Hosting the environmental roundtable, Minister for Environment and the Great Barrier Reef Leeanne Enoch said collaboration was important when it comes to ensuring Queensland’s environment is protected.
“Today we have discussed a number of critical issues, including threatened species, climate change, on-ground conservation projects, and protected areas,” Ms Enoch said.
“The Palaszczuk Government is committed to protecting our precious environment, and as Queensland is experiencing severe bushfires and extreme conditions never before seen so early in the fire season, it is clear that climate change is affecting us all.
“Queensland’s environment is unique, we are considered to be one of the most naturally diverse places in the world.
“This is why it is important to have all groups come together to discuss how we can collaboratively work towards protecting Queensland’s unique environment now and into the future.”
Minister Enoch said it has been a big year for Queensland’s environment, with the Palaszczuk Government delivering on a number of commitments including new laws to protect the Great Barrier Reef, creating a new class of protected area – the first of its kind in Australia – and establishing the $500 million Land Restoration Fund.
“Our Government’s new reef protection regulations, which came into effect on 1 December, will help improve water quality flowing into the Great Barrier Reef.
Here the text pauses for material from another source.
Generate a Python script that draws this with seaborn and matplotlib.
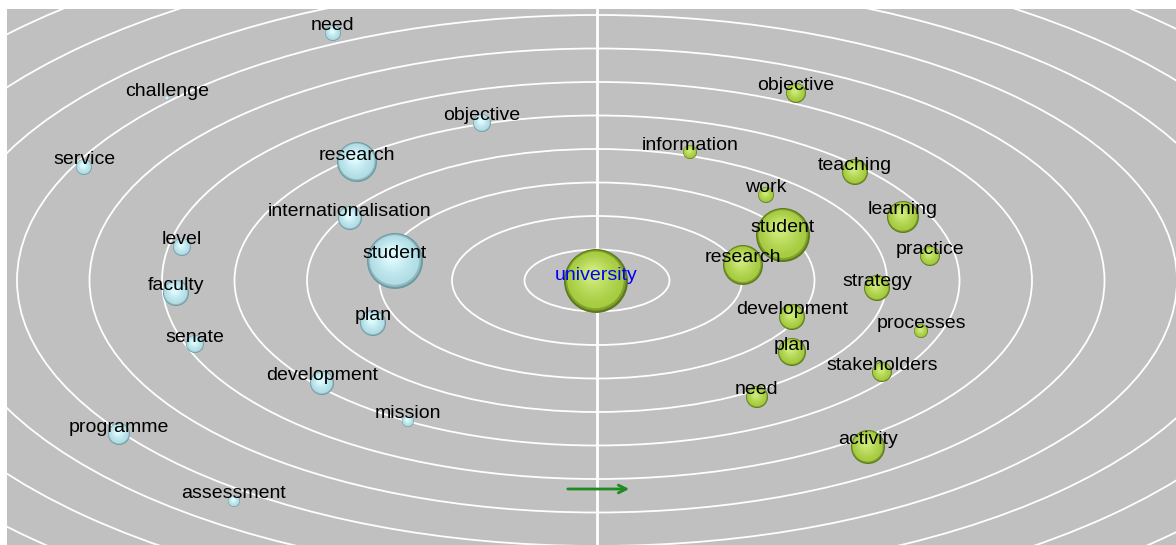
import numpy as np
import pandas as pd
import seaborn as sns
import matplotlib.pyplot as plt
from matplotlib.patches import Ellipse

# Left cluster (light blue)
left_words = ["need", "challenge", "objective", "service", "research",
              "internationalisation", "level", "student", "faculty", "plan",
              "senate", "development", "mission", "programme", "assessment"]
left_x = [333, 167, 482, 84, 357, 350, 182, 395, 176, 373, 195, 322, 408, 119, 234]
left_y = [33, 98, 123, 167, 162, 218, 247, 261, 293, 323, 344, 383, 421, 434, 501]
left_r = [8, 2, 9, 8, 20, 12, 9, 28, 13, 13, 9, 12, 6, 11, 6]

# Right cluster (yellow-green)
right_words = ["objective", "information", "teaching", "work", "learning",
               "student", "practice", "research", "strategy", "development",
               "processes", "plan", "stakeholders", "need", "activity"]
right_x = [796, 690, 855, 766, 903, 783, 930, 743, 877, 792, 921, 792, 882, 757, 868]
right_y = [93, 152, 172, 195, 217, 235, 256, 265, 288, 317, 331, 352, 372, 397, 447]
right_r = [10, 7, 13, 8, 16, 27, 10, 20, 13, 13, 7, 14, 10, 11, 17]

# Centre term
center_word = "university"
center_x, center_y, center_r = 596, 281, 32

W, H = 1176, 545
CX, CY = 597, 280.5
n_rings = 13

sns.set_style("white")
fig = plt.figure(figsize=(W / 100, H / 100), dpi=100)
ax = fig.add_axes([7 / W, 0, 1 - 7 / W, (H - 9) / H])
ax.set_xlim(7, W)
ax.set_ylim(H, 9)
ax.axis("off")
ax.add_patch(plt.Rectangle((7, 9), W, H, color="#c0c0c0", zorder=0))

# concentric rings
for k in range(1, n_rings + 1):
    a = 72.5 * k
    b = 33.5 * k - 2.5
    ax.add_patch(Ellipse((CX, CY), 2 * a, 2 * b, fill=False,
                         edgecolor="white", lw=1.3, zorder=1))
ax.axvline(CX, color="white", lw=2, zorder=1)


def spheres(df, dark, mid, light, n=14):
    dark, mid, light = [np.array(plt.matplotlib.colors.to_rgb(c)) for c in (dark, mid, light)]
    for i in range(n):
        f = i / (n - 1)
        if f < 0.15:
            col = dark + (mid - dark) * (f / 0.15)
        else:
            col = mid + (light - mid) * ((f - 0.15) / 0.85) ** 1.3
        rad = df["r"] * (1 - 0.75 * f)
        dx = -0.12 * df["r"] * f
        dy = -0.22 * df["r"] * f
        sns.scatterplot(x=df["x"] + dx, y=df["y"] + dy, s=(1.44 * rad) ** 2,
                        color=col, linewidth=0, ax=ax, zorder=3 + i * 0.01,
                        legend=False)


left = pd.DataFrame({"word": left_words, "x": left_x, "y": left_y, "r": left_r})
right = pd.DataFrame({"word": right_words, "x": right_x, "y": right_y, "r": right_r})
centre = pd.DataFrame({"word": [center_word], "x": [center_x], "y": [center_y], "r": [center_r]})

spheres(left, "#6e9aa2", "#b2dde5", "#dcfafd")
spheres(pd.concat([right, centre]), "#5c7a1c", "#a6cc40", "#cce877")

font = dict(family=["Liberation Sans", "DejaVu Sans"], fontsize=14,
            ha="center", va="center", zorder=10)
for _, row in pd.concat([left, right]).iterrows():
    ax.text(row["x"], row["y"] - 7, row["word"], color="black", **font)
ax.text(center_x, center_y - 6, center_word, color="#0000ff", **font)

# direction arrow
ax.annotate("", xy=(632, 489), xytext=(565, 489),
            arrowprops=dict(arrowstyle="->", color="#1f8a1f", lw=2,
                            mutation_scale=14), zorder=5)

fig.savefig("out.png", dpi=100, facecolor="white")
We know water quality is a key threat to the Reef’s health and the thousands of jobs that rely on it, and these laws will help ensure the Reef is protected.
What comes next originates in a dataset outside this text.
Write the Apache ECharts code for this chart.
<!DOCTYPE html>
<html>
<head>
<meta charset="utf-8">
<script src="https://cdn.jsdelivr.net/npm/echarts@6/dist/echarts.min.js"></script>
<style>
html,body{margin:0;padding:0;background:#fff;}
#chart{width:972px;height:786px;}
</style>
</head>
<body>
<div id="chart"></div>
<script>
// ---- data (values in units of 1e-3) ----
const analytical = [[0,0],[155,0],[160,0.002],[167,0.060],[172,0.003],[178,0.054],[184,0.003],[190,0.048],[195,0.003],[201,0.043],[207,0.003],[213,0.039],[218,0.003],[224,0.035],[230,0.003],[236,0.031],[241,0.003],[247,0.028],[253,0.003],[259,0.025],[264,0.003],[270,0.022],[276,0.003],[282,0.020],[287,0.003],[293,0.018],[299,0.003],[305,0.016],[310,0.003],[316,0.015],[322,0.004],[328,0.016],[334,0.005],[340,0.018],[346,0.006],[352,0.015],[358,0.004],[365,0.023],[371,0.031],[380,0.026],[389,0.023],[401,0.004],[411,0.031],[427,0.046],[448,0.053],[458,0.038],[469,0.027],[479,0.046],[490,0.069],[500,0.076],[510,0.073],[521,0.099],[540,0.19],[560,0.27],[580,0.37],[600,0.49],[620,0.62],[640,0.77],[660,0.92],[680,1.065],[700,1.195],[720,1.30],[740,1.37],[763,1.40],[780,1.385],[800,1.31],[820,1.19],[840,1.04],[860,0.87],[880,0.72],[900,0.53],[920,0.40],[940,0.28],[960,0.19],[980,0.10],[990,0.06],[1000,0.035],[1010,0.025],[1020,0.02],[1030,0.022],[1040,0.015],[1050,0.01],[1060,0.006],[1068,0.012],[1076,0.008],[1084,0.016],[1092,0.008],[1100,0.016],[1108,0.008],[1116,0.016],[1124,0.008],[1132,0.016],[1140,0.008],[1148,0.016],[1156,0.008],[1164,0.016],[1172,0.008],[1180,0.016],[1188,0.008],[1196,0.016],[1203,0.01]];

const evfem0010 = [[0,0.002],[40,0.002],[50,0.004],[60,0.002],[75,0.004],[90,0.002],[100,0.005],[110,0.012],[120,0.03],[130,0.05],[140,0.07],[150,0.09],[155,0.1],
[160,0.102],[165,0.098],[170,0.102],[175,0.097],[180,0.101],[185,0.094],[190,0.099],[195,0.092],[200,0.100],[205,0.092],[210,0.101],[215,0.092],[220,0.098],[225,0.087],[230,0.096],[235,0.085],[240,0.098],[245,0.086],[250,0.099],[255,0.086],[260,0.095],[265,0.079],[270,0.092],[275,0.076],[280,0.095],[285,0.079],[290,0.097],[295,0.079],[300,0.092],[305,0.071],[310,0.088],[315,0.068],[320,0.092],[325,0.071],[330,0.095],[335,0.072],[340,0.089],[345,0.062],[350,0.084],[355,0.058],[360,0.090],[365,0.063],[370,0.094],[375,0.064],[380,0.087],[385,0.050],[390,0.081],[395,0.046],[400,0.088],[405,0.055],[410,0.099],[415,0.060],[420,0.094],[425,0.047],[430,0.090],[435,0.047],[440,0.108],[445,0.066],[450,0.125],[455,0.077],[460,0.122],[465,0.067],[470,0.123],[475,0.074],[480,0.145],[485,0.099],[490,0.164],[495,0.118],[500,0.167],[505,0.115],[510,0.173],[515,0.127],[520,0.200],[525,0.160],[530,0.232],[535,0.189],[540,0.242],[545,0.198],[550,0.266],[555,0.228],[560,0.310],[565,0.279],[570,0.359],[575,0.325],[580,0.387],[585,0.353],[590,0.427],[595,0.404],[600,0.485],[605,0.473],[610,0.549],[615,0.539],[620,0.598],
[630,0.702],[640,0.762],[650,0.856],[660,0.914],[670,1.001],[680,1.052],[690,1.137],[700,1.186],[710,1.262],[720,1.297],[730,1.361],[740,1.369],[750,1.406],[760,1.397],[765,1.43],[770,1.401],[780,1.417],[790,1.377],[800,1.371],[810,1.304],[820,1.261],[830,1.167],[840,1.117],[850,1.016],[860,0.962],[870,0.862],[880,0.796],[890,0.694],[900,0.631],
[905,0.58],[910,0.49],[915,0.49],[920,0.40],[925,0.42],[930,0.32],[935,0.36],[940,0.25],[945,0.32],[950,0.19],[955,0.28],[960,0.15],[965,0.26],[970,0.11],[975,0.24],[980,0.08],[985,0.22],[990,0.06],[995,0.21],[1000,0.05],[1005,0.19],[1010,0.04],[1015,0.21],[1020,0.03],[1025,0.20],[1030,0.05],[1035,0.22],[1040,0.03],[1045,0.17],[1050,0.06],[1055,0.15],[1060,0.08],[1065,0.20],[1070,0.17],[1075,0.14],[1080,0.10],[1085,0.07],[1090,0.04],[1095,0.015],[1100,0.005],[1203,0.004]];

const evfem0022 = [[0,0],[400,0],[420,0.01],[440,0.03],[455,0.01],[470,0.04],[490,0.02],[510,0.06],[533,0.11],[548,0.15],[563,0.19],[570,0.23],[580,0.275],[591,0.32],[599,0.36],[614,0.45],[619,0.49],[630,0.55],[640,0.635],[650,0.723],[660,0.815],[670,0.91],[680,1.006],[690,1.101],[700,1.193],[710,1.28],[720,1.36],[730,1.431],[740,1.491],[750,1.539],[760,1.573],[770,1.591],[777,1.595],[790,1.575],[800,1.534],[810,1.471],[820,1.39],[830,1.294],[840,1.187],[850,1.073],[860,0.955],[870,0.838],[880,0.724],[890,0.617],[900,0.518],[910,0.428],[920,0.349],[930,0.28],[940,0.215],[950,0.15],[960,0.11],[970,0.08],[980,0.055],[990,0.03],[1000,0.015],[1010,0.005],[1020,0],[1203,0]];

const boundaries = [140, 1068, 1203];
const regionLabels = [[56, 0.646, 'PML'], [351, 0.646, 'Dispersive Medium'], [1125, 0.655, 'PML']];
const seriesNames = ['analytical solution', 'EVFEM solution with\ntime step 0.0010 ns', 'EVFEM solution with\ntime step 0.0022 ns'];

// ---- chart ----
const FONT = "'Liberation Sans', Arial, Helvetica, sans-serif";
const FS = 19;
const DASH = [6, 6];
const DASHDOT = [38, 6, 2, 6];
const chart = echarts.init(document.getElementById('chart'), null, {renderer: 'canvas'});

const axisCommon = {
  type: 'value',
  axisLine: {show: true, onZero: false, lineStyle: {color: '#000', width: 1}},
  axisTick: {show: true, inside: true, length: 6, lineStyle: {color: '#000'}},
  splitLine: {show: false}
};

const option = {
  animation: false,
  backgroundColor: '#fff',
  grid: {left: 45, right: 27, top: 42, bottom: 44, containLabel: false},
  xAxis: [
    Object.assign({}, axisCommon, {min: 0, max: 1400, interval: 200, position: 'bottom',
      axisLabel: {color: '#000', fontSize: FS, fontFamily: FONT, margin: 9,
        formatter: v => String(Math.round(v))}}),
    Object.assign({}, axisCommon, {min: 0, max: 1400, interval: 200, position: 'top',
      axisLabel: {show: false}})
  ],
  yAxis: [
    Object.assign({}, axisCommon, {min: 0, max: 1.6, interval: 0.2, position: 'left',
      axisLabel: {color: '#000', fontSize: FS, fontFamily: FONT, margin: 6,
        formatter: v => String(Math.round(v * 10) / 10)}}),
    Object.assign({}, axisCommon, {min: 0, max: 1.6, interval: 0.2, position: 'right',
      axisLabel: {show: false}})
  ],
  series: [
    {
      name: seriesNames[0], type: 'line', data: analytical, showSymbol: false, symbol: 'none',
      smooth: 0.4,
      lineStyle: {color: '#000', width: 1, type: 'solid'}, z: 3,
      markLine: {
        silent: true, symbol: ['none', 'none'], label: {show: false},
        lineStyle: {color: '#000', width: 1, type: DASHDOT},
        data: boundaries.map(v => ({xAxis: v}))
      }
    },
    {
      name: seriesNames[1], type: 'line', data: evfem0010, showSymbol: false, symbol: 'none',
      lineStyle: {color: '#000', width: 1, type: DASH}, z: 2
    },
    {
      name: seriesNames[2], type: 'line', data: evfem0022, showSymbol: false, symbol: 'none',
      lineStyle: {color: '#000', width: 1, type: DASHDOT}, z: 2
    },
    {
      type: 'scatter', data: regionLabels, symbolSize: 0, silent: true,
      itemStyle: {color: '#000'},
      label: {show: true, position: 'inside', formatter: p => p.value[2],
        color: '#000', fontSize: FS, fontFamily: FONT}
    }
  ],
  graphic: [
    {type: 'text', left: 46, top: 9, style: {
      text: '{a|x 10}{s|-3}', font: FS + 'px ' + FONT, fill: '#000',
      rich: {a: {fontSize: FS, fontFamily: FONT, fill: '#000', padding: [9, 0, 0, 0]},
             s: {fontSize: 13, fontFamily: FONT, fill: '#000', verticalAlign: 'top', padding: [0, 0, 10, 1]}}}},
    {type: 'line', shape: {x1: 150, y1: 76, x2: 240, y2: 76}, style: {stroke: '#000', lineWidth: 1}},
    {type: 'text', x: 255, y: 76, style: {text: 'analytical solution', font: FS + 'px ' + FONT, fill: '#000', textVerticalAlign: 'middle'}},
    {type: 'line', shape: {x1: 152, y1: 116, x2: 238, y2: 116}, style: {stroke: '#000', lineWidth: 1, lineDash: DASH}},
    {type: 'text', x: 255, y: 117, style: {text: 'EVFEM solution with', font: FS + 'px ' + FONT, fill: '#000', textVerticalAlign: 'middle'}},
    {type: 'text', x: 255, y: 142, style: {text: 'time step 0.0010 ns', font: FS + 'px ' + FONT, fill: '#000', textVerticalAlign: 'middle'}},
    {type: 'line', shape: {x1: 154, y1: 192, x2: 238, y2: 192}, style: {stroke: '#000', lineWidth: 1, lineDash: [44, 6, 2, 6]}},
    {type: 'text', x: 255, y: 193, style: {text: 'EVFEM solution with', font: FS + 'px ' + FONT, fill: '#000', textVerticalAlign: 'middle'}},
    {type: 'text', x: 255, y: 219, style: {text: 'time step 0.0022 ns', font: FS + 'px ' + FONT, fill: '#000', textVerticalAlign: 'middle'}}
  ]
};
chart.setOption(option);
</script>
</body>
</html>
“Earlier this year, Queensland became the first state in Australia to create Special Wildlife Reserves – a move that provides national park level protection for private land of exceptional natural and cultural value.”
Minister Enoch also said Queensland’s Plastic Pollution Reduction Plan, released last month, outlines a path forward to deal with single-use plastics, like straws and cutlery, in Queensland.
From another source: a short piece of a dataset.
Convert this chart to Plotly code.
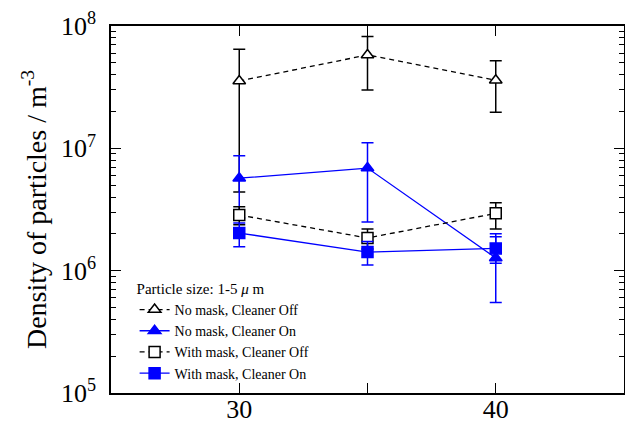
import plotly.graph_objects as go

# Temperature-like x positions (three measurement points)
x_vals = [30, 35, 40]

# No mask, cleaner off (open triangle, black dashed)
nomask_off = [3.55e7, 5.8e7, 3.6e7]
nomask_off_hi = [6.45e7, 8.2e7, 5.2e7]
nomask_off_lo = [4.4e6, 3.0e7, 1.97e7]

# No mask, cleaner on (filled triangle, blue)
nomask_on = [5.7e6, 6.9e6, 1.27e6]
nomask_on_hi = [8.7e6, 1.11e7, 2.0e6]
nomask_on_lo = [2.7e6, 2.5e6, 5.5e5]

# With mask, cleaner off (open square, black dashed)
mask_off = [2.85e6, 1.85e6, 2.94e6]
mask_off_hi = [3.33e6, 2.19e6, 3.59e6]
mask_off_lo = [2.37e6, 1.5e6, 2.19e6]

# With mask, cleaner on (filled square, blue)
mask_on = [2.03e6, 1.42e6, 1.52e6]
mask_on_hi = [2.45e6, 1.73e6, 1.89e6]
mask_on_lo = [1.57e6, 1.11e6, 1.15e6]

y_tickvals = [1e5, 1e6, 1e7, 1e8]
y_ticktext = ["10<sup>5</sup>", "10<sup>6</sup>", "10<sup>7</sup>", "10<sup>8</sup>"]

BLUE = "rgb(0,0,255)"
FONT = "Liberation Serif, Times New Roman, serif"


def _trace(name, y, hi, lo, color, dash, symbol, size, fill):
    return go.Scatter(
        x=x_vals, y=y, name=name, mode="lines+markers",
        line=dict(color=color, width=1.3, dash=dash),
        marker=dict(symbol=symbol, size=size, color=fill,
                    line=dict(color=color, width=1.5)),
        error_y=dict(type="data", symmetric=False,
                     array=[h - v for h, v in zip(hi, y)],
                     arrayminus=[v - l for l, v in zip(lo, y)],
                     color=color, thickness=1.5, width=6),
    )


fig = go.Figure()
fig.add_trace(_trace("No mask, Cleaner Off", nomask_off, nomask_off_hi, nomask_off_lo,
                     "black", "5px,4px", "triangle-up", 11, "white"))
fig.add_trace(_trace("No mask, Cleaner On", nomask_on, nomask_on_hi, nomask_on_lo,
                     BLUE, "solid", "triangle-up", 11, BLUE))
fig.add_trace(_trace("With mask, Cleaner Off", mask_off, mask_off_hi, mask_off_lo,
                     "black", "5px,4px", "square", 11, "white"))
fig.add_trace(_trace("With mask, Cleaner On", mask_on, mask_on_hi, mask_on_lo,
                     BLUE, "solid", "square", 11, BLUE))

minor_y = [m * 10 ** e for e in (5, 6, 7) for m in range(2, 10)]

fig.update_layout(
    width=625, height=426,
    margin=dict(l=111, r=1, t=26, b=33),
    paper_bgcolor="white", plot_bgcolor="white",
    font=dict(family=FONT, color="black"),
    showlegend=True,
    legend=dict(
        x=0.046, y=0.323, xanchor="left", yanchor="top",
        bgcolor="rgba(0,0,0,0)", font=dict(size=14),
        title=dict(text="Particle size: 1-5 <i>μ</i> m", font=dict(size=15)),
        itemwidth=30,
    ),
    xaxis=dict(
        range=[25, 45], tickmode="array", tickvals=[30, 40], ticktext=["30", "40"],
        ticks="inside", ticklen=10, tickwidth=1.2, tickcolor="black",
        showline=True, linecolor="black", linewidth=1.5, mirror="ticks",
        showgrid=False, zeroline=False, tickfont=dict(size=26),
        automargin=False, ticklabelstandoff=-8,
        minor=dict(tickmode="array", tickvals=[35], ticks="inside", ticklen=10,
                   tickcolor="black", tickwidth=1.2, showgrid=False),
    ),
    yaxis=dict(
        type="log", range=[5, 8], tickmode="array",
        tickvals=y_tickvals, ticktext=y_ticktext,
        ticks="inside", ticklen=10, tickwidth=1.2, tickcolor="black",
        showline=True, linecolor="black", linewidth=1.5, mirror="ticks",
        showgrid=False, zeroline=False, tickfont=dict(size=26),
        automargin=False, ticklabelstandoff=8,
        title=dict(text="Density of particles / m<sup>-3</sup>",
                   font=dict(size=28), standoff=6),
        minor=dict(tickmode="array", tickvals=minor_y, ticks="inside", ticklen=5,
                   tickcolor="black", tickwidth=1, showgrid=False),
    ),
)

# drop the default page margin so the 625x426 figure fills the window exactly
fig.write_html("out.html", config={"displayModeBar": False},
               post_script="document.body.style.margin = '0';")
“This new plan is part of a suite of other initiatives we have implemented this year that are improving how we manage waste in Queensland.
“In July we released a new Waste Management and Resource Recovery Strategy, underpinned by a waste levy that came into effect on July 1, which presents a vision for Queensland to become a zero-waste society.
“This, combined with the incredible success we’re seeing with the Container Refund Scheme, is helping increase recycling in Queensland while also reducing the amount of waste that is sent to landfill, and that ends up in the environment as litter.”
Minister Enoch thanked all of the conservation groups for being a part of today’s roundtable.
“We value the incredible work these conservation groups do, to advocate for the environment, volunteer their time in vital projects, and help build awareness and inspire action for a better future,” she said.
Queensland Conservation Council Chair Kevin Guy said their organisation was committed to protecting the environment, and advocating with government was one way of helping achieve that goal.
“At a time of unprecedented challenges facing Queensland’s environment, QCC and representatives of environment organisations throughout the state appreciate having the opportunity to engage in meaningful discussions with the Minister,” he said.